Bike activists to keep track of corridor injuries in opposition to Polk Street plan 

Angered that The City has revised an ambitious plan to transform Polk Street into a safer roadway, a bicyclist advocacy group has launched a campaign to keep track of injuries on the popular thoroughfare and accused the area’s supervisor of turning his back on safety.

A day after the San Francisco Municipal Transportation Agency held an open house on more detailed plans for the Polk Street corridor, the San Francisco Bicycle Coalition initiated its “body-count clock” in opposition to the proposal. Initial plans had called for eliminating parking to allow for dedicated bike lanes on either side, which merchants joined together to fight.

Leah Shahum, executive director of the coalition, said on Thursday that the roadway plan “has been watered down and compromised so drastically that it’s nothing but a compromise on safety.”

“We urge planners to go back to the drawing board,” she said.

Board of Supervisors President David Chiu, who represents the Polk Street area, responded to the criticism by saying the plan he supports will make Polk Street “far safer.” He noted that even with the compromise, there are still some neighbors and merchants who are “vehemently opposed to this proposal.”

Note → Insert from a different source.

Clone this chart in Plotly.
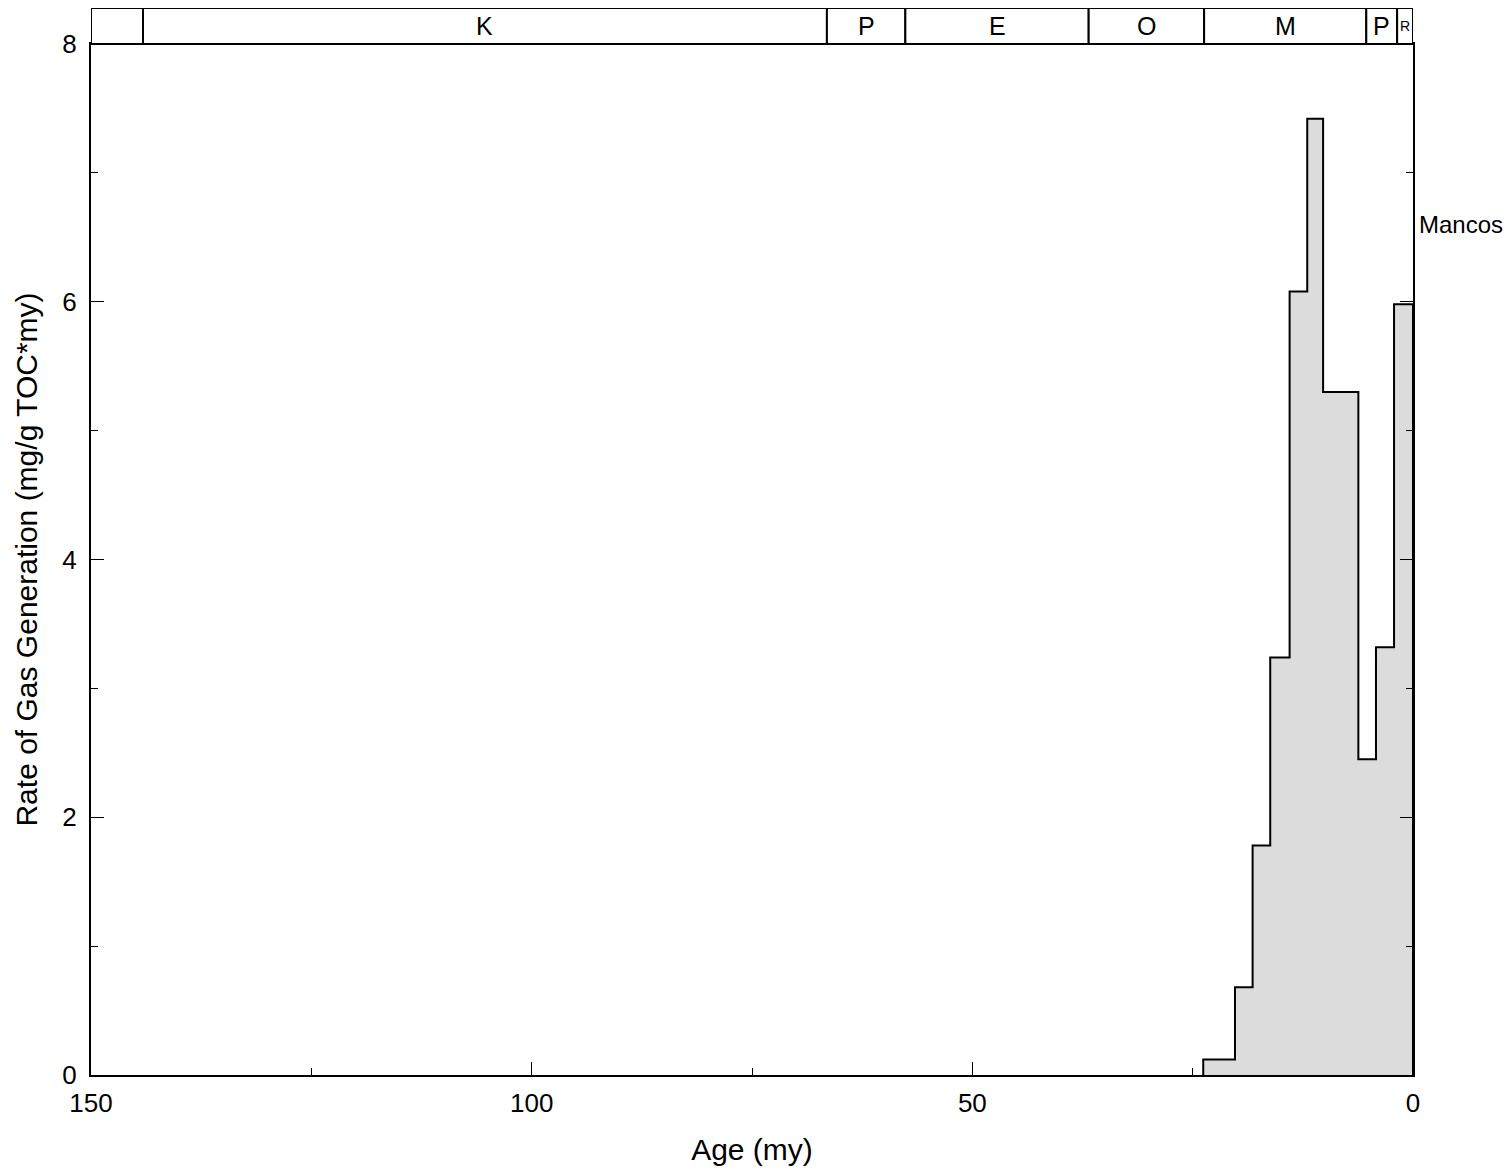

The cyclist group says the body-count clock will keep a tally of cyclists and pedestrians hurt along the corridor. The effort is intended to pressure SFMTA’s board of directors to alter the plan in time for its scheduled vote this summer. The count, which tracks incidents beginning five years ago, displayed 122 injuries as of Thursday.

The proposed safety plan includes a painted green bike lane along the southbound side of the street between California and Union streets, and a shared bike lane with painted green bike sharrows northbound.

“The proposed bikeway zig-zags between parked cars and the curb, stops and starts, sometimes completely disappearing for blocks at a time, leaving you hanging while biking and leaving drivers confused and stressed out,” the cyclist group said.

SFMTA is standing behind its modified proposal, calling it a “balanced solution.” “Safety will always be our first priority,” said SFMTA spokesman Paul Rose. “Improvements we are making will make Polk Street safer.”

Mitchell Bearg, owner of Bow Wow Meow, was among those who helped build a strong coalition to tone down the initial plans. “My sense is that the SFMTA really listened to the community,” Bearg said.